Una circolare dei Ministeri dell’Interno e della Salute chiarisce le nuove modalità di accertamento antidroga: serve dimostrare che la sostanza sia ancora attiva durante la guida. Stop alle sanzioni solo per tracce residue.
Cambiano le regole sui controlli antidroga nel Codice della Strada
Una nuova circolare congiunta dei Ministeri dell’Interno e della Salute ha introdotto importanti chiarimenti sull’applicazione delle norme in materia di guida sotto l’effetto di sostanze stupefacenti. Il documento, trasmesso a prefetture e forze dell’ordine, segna un’inversione rispetto all’interpretazione più rigida della legge approvata lo scorso novembre.
Il principio cardine su cui si fonda il nuovo indirizzo è che, per poter procedere con sanzioni e sospensione della patente, occorre accertare non solo la presenza della sostanza nell’organismo, ma anche che questa produca ancora effetti al momento della guida.
Non basta un test positivo: servono effetti attivi
In base alla precedente formulazione normativa, bastava un test positivo — anche a distanza di giorni o settimane dall’assunzione — per essere considerati colpevoli. La nuova circolare rivede questo criterio: “Occorre dimostrare che la sostanza stupefacente o psicotropa assunta sia ancora attiva e influenzi le capacità psico-fisiche del conducente al momento del controllo”.
Si torna dunque a un principio di prossimità temporale tra l’assunzione e la guida.
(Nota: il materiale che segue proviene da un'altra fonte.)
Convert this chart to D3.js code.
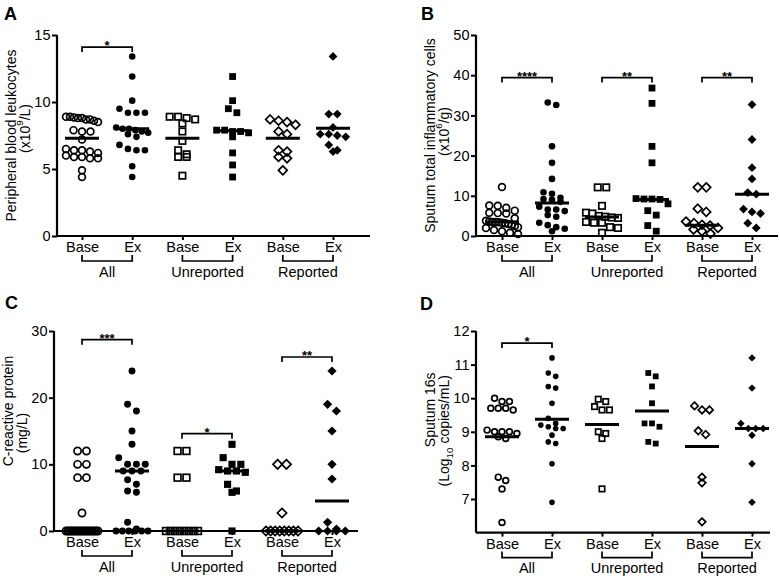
<!DOCTYPE html>
<html><head><meta charset="utf-8">
<script src="https://cdn.jsdelivr.net/npm/d3@7"></script>
<style>body{margin:0;background:#fff}svg{display:block}</style>
</head><body><svg id="c" width="780" height="576"></svg>
<script>
// ---------- data ----------
const categories = ["Base","Ex","Base","Ex","Base","Ex"];
const groups = ["All","Unreported","Reported"];

const leukocytes = [
  [8.9,8.9,8.85,8.8,8.8,8.7,8.7,8.6,8.5,7.9,7.8,7.8,7.2,6.5,6.4,6.4,6.3,6.2,6.0,5.9,5.9,5.8,5.8,4.9,4.4],
  [13.4,11.9,10.1,9.5,9.2,9.2,9.2,8.1,8.0,8.0,7.9,7.8,7.7,7.6,7.4,6.8,6.5,6.4,6.4,5.2,4.4],
  [8.9,8.8,8.7,8.9,8.4,7.8,7.1,6.4,6.1,5.9,5.9,4.5],
  [11.9,10.1,9.5,9.2,7.9,7.9,7.8,7.8,7.7,7.4,6.2,5.3,4.4],
  [8.7,8.6,8.5,8.3,7.8,7.6,6.4,6.3,5.9,5.8,4.9],
  [13.4,9.1,9.1,8.1,7.6,7.6,7.5,7.4,6.8,6.4,6.3]
];
const leukocytesMedians = [7.3,8.0,7.3,7.85,7.3,8.05];
const leukocytesSig = [[0,1,14.1,"*"]];
const leukocytesTicks = [0,5,10,15];

const sputumCells = [
  [12.2,7.6,7.5,7.0,6.3,5.8,5.7,5.6,4.4,3.8,3.6,3.5,3.5,3.4,3.3,3.2,3.0,2.8,2.5,2.2,2.0,1.5,1.2,0.8,0.5],
  [33.2,32.6,22.3,18.2,14.2,10.9,10.5,9.5,9.2,9.0,8.5,7.3,6.6,6.6,6.2,5.2,4.8,3.3,2.7,2.2,1.8,1.2],
  [12.1,12.1,7.5,5.8,5.6,5.0,4.8,4.6,4.5,3.5,3.3,3.3,2.2,2.0,0.8],
  [36.8,33.0,22.3,18.2,9.3,9.2,9.2,9.1,8.0,6.3,5.2,2.6,1.2],
  [12.1,12.1,6.8,6.0,3.6,3.2,2.8,2.6,2.0,1.6,1.2,0.6],
  [32.7,24.0,17.0,14.2,10.8,10.4,6.7,6.0,5.6,3.2,2.0]
];
const sputumCellsMedians = [3.5,8.2,4.7,9.1,2.7,10.4];
const sputumCellsSig = [[0,1,39.4,"****"],[2,3,39.4,"**"],[4,5,39.4,"**"]];
const sputumCellsTicks = [0,10,20,30,40,50];

const crp = [
  [12,12,10,10,8,8,2.7,0,0,0,0,0,0,0,0,0,0,0,0,0,0,0,0,0,0],
  [24,19,18,15,13,11,10,10,10,9,9,9,7.7,7,6,5.8,1.3,0.3,0,0,0,0,0,0],
  [12,12,8,8,0,0,0,0,0,0,0,0],
  [13,11,10,10,9.2,9,9,8.8,7,6,5.8,0],
  [10,10,2.7,0,0,0,0,0,0,0,0],
  [24,19,18,15,10,7.8,1.3,0.3,0,0,0,0]
];
const crpMedians = [0,9,0,9,0,4.5];
const crpSig = [[0,1,28.7,"***"],[2,3,14.6,"*"],[4,5,26.1,"**"]];
const crpTicks = [0,10,20,30];

const sputum16s = [
  [10.0,9.9,9.9,9.7,9.7,9.7,9.65,9.05,9.0,9.0,9.0,8.95,8.85,8.8,7.65,7.55,7.3,6.3],
  [11.2,10.75,10.65,10.35,10.3,9.85,9.4,9.25,9.2,9.15,9.1,9.1,8.9,8.7,8.65,8.05,6.9],
  [9.97,9.9,9.75,9.65,9.65,9.0,8.95,8.8,7.3],
  [10.75,10.65,10.35,9.85,9.25,9.25,9.15,8.7,8.65],
  [9.77,9.65,9.65,9.03,8.92,7.65,7.48,6.32],
  [11.2,10.3,9.25,9.1,9.1,9.1,8.9,8.05,6.9]
];
const sputum16sMedians = [8.85,9.37,9.22,9.62,8.56,9.1];
const sputum16sSig = [[0,1,11.64,"*"]];
const sputum16sTicks = [7,8,9,10,11,12];

// ---------- layout ----------
const FONT = "Arial, 'Liberation Sans', Helvetica, sans-serif";
const svg = d3.select("#c");

const panels = [
  {letter:"A", lx:4, ly:20, data:leukocytes, med:leukocytesMedians, sig:leukocytesSig, ticks:leukocytesTicks,
   domain:[0,15], x0:57, x1:370, yb:236, yt:35, first:82, last:333, ms:1, tdy:[0,-7],
   title:[[{t:"Peripheral blood leukocytes"}],[{t:"(x10"},{t:"9",sup:true},{t:"/L)"}]]},
  {letter:"B", lx:421, ly:20, data:sputumCells, med:sputumCellsMedians, sig:sputumCellsSig, ticks:sputumCellsTicks,
   domain:[0,50], x0:476, x1:778, yb:236, yt:35, first:502, last:752, ms:1, tdy:[0,-4],
   title:[[{t:"Sputum total inflammatory cells"}],[{t:"(x10"},{t:"6",sup:true},{t:"/g)"}]]},
  {letter:"C", lx:5, ly:309, data:crp, med:crpMedians, sig:crpSig, ticks:crpTicks,
   domain:[0,30], x0:54, x1:358, yb:531, yt:331, first:82, last:332, ms:1.05, tdy:[-20,2],
   title:[[{t:"C-reactive protein"}],[{t:"(mg/L)"}]]},
  {letter:"D", lx:420, ly:310, data:sputum16s, med:sputum16sMedians, sig:sputum16sSig, ticks:sputum16sTicks,
   domain:[6,12], x0:476, x1:770, yb:532.6, yt:331, first:502, last:752, ms:0.85, tdy:[-22,-1],
   title:[[{t:"Sputum 16s"}],[{t:"(Log"},{t:"10",sub:true},{t:" copies/mL)"}]]}
];

function swarm(vals, y, r, maxHalf) {
  const pts = vals.map(v => ({v, py: y(v)})).sort((a,b) => a.py - b.py);
  const bins = []; let cur = null;
  for (const p of pts) {
    if (!cur || p.py - cur[0].py > r * 1.9) { cur = [p]; bins.push(cur); } else cur.push(p);
  }
  for (const b of bins) {
    const n = b.length;
    const sp = n > 1 ? Math.min(2 * r + 1.5, 2 * maxHalf / (n - 1)) : 0;
    b.forEach((p, i) => p.dx = (i - (n - 1) / 2) * sp);
  }
  return pts;
}

function drawMarker(g, type, x, y, ms) {
  const sw = 1.7;
  if (type === 0) {
    g.append("circle").attr("cx", x).attr("cy", y).attr("r", 3.4 * ms)
      .attr("fill", "none").attr("stroke", "#000").attr("stroke-width", sw);
  } else if (type === 1) {
    g.append("circle").attr("cx", x).attr("cy", y).attr("r", 3.3 * ms).attr("fill", "#000");
  } else if (type === 2) {
    const s = 6.4 * ms;
    g.append("rect").attr("x", x - s/2).attr("y", y - s/2).attr("width", s).attr("height", s)
      .attr("fill", "none").attr("stroke", "#000").attr("stroke-width", sw);
  } else if (type === 3) {
    const s = 6.8 * ms;
    g.append("rect").attr("x", x - s/2).attr("y", y - s/2).attr("width", s).attr("height", s).attr("fill", "#000");
  } else if (type === 4) {
    const d = 4.4 * ms;
    g.append("path").attr("d", `M${x},${y-d}L${x+d},${y}L${x},${y+d}L${x-d},${y}Z`)
      .attr("fill", "none").attr("stroke", "#000").attr("stroke-width", sw);
  } else {
    const d = 4.4 * ms;
    g.append("path").attr("d", `M${x},${y-d}L${x+d},${y}L${x},${y+d}L${x-d},${y}Z`).attr("fill", "#000");
  }
}

function richText(sel, segs, size) {
  segs.forEach(s => {
    const t = sel.append("tspan").text(s.t);
    if (s.sup) t.attr("font-size", size * 0.7).attr("baseline-shift", "super");
    if (s.sub) t.attr("font-size", size * 0.7).attr("baseline-shift", "sub");
  });
}

panels.forEach(p => {
  const g = svg.append("g");
  const y = d3.scaleLinear().domain(p.domain).range([p.yb, p.yt]);
  const x = d3.scalePoint().domain(d3.range(categories.length)).range([p.first, p.last]);

  // panel letter
  g.append("text").attr("x", p.lx).attr("y", p.ly).attr("font-family", FONT)
    .attr("font-weight", "bold").attr("font-size", 18).text(p.letter);

  // y axis
  const ya = g.append("g").attr("transform", `translate(${p.x0},0)`)
    .call(d3.axisLeft(y).tickValues(p.ticks).tickFormat(d3.format("d")).tickSize(5).tickPadding(1.5).tickSizeOuter(0));
  ya.select(".domain").attr("stroke-width", 2.2).attr("d", `M0,${p.yt}V${p.yb}`);
  ya.selectAll(".tick line").attr("stroke-width", 2);
  ya.selectAll(".tick text").attr("font-family", FONT).attr("font-size", 14.5).attr("fill", "#000");

  // x axis
  const xa = g.append("g").attr("transform", `translate(0,${p.yb})`)
    .call(d3.axisBottom(x).tickSize(4).tickPadding(2).tickFormat(i => categories[i]).tickSizeOuter(0));
  xa.select(".domain").attr("stroke-width", 2.2).attr("d", `M${p.x0},0H${p.x1}`);
  xa.selectAll(".tick line").attr("stroke-width", 2);
  xa.selectAll(".tick text").attr("font-family", FONT).attr("font-size", 14.5).attr("fill", "#000");

  // group brackets
  groups.forEach((name, gi) => {
    const xa0 = x(gi * 2), xb = x(gi * 2 + 1);
    g.append("path").attr("d", `M${xa0},${p.yb + 19}V${p.yb + 25}H${xb}V${p.yb + 19}`)
      .attr("fill", "none").attr("stroke", "#000").attr("stroke-width", 1.7);
    g.append("text").attr("x", (xa0 + xb) / 2).attr("y", p.yb + 40.5).attr("text-anchor", "middle")
      .attr("font-family", FONT).attr("font-size", 14.5).text(name);
  });

  // y title
  const cy = (p.yt + p.yb) / 2;
  p.title.forEach((segs, li) => {
    const tx = p.x0 - 46 + li * 14;
    const t = g.append("text").attr("transform", `translate(${tx},${cy + p.tdy[li]}) rotate(-90)`)
      .attr("text-anchor", "middle").attr("dominant-baseline", "central")
      .attr("font-family", FONT).attr("font-size", 14);
    richText(t, segs, 14);
  });

  // points
  p.data.forEach((vals, ci) => {
    const pts = swarm(vals, y, 3.5 * p.ms, 16);
    const mg = g.append("g");
    pts.forEach(pt => drawMarker(mg, ci, x(ci) + pt.dx, pt.py, p.ms));
    // median line
    g.append("line").attr("x1", x(ci) - 17).attr("x2", x(ci) + 17)
      .attr("y1", y(p.med[ci])).attr("y2", y(p.med[ci]))
      .attr("stroke", "#000").attr("stroke-width", 3);
  });

  // significance brackets
  p.sig.forEach(([a, b, v, lab]) => {
    const yy = y(v);
    g.append("path").attr("d", `M${x(a)},${yy + 5}V${yy}H${x(b)}V${yy + 5}`)
      .attr("fill", "none").attr("stroke", "#000").attr("stroke-width", 1.7);
    g.append("text").attr("x", (x(a) + x(b)) / 2).attr("y", yy + 3).attr("text-anchor", "middle")
      .attr("font-family", FONT).attr("font-size", 13).attr("font-weight", "bold").text(lab);
  });
});
</script>
</body></html>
Solo se si riesce a stabilire che l’assunzione è avvenuta in un periodo immediatamente precedente alla guida, è possibile procedere a incriminazioni o sanzioni amministrative.
I controlli: come avvengono oggi
Il documento chiarisce nel dettaglio la procedura che le forze dell’ordine devono seguire per accertare la guida sotto effetto di droga. Il primo passo resta il test salivare, considerato un accertamento preliminare. Se il test risulta positivo, si procede al prelievo di due campioni di saliva.
Entrambi i campioni vanno conservati a 4 gradi e inviati nel più breve tempo possibile a un laboratorio di tossicologia forense. Lì si effettuano le analisi “di conferma”, necessarie per validare il primo esito e individuare la presenza di metaboliti.
Metaboliti. Solo quelli attivi contano
Un punto centrale della circolare riguarda la distinzione tra metaboliti attivi e inattivi. I primi indicano che la sostanza è ancora in grado di produrre effetti psicoattivi, i secondi che l’effetto è esaurito.
La sola presenza di metaboliti inattivi, dunque, non può essere usata come prova per sostenere l’accusa di guida sotto effetto di sostanze. Viene inoltre specificato che i test delle urine non sono idonei a determinare lo stato di alterazione psico-fisica al momento del controllo, perché possono rilevare tracce risalenti a molti giorni prima.
Nessuna penalizzazione per farmaci e terapie
La circolare interviene anche su un altro fronte delicato: quello dei farmaci. Se la presenza di metaboliti è riconducibile a terapie farmacologiche prescritte dal medico — ad esempio psicofarmaci o farmaci a base di oppiacei — non si procede ad alcuna incriminazione.
Il chiarimento, in questo caso, serve a evitare che persone in cura vengano sanzionate in modo ingiustificato, pur non essendo in stato di alterazione durante la guida.
Le analisi di secondo livello
Quando l’esame di conferma rileva metaboliti attivi, si apre la strada a una possibile incriminazione. Il secondo campione di saliva, tuttavia, viene conservato a -18 gradi per almeno un anno: ciò garantisce la possibilità di una contro-analisi, richiesta dalla magistratura o dalla difesa.
Questa procedura si allinea agli standard dell’Associazione Gruppo Tossicologi Forensi Italiani, che ha stilato le linee guida seguite dai laboratori per assicurare attendibilità e correttezza scientifica.
Il caso del segretario radicale
Intanto, ha fatto notizia il gesto simbolico di Igor Boni, segretario di Radicali Italiani, che si è autodenunciato pubblicamente: “Sto guidando e sono positivo al test per il THC”, ha dichiarato, sollevando la questione dei controlli e delle pene automatiche in presenza di semplici tracce di cannabis.
Un’iniziativa che ha riacceso il dibattito su un’applicazione più equilibrata delle norme, tenendo conto delle differenze tra uso ricreativo, terapeutico e le tempistiche di metabolizzazione delle sostanze.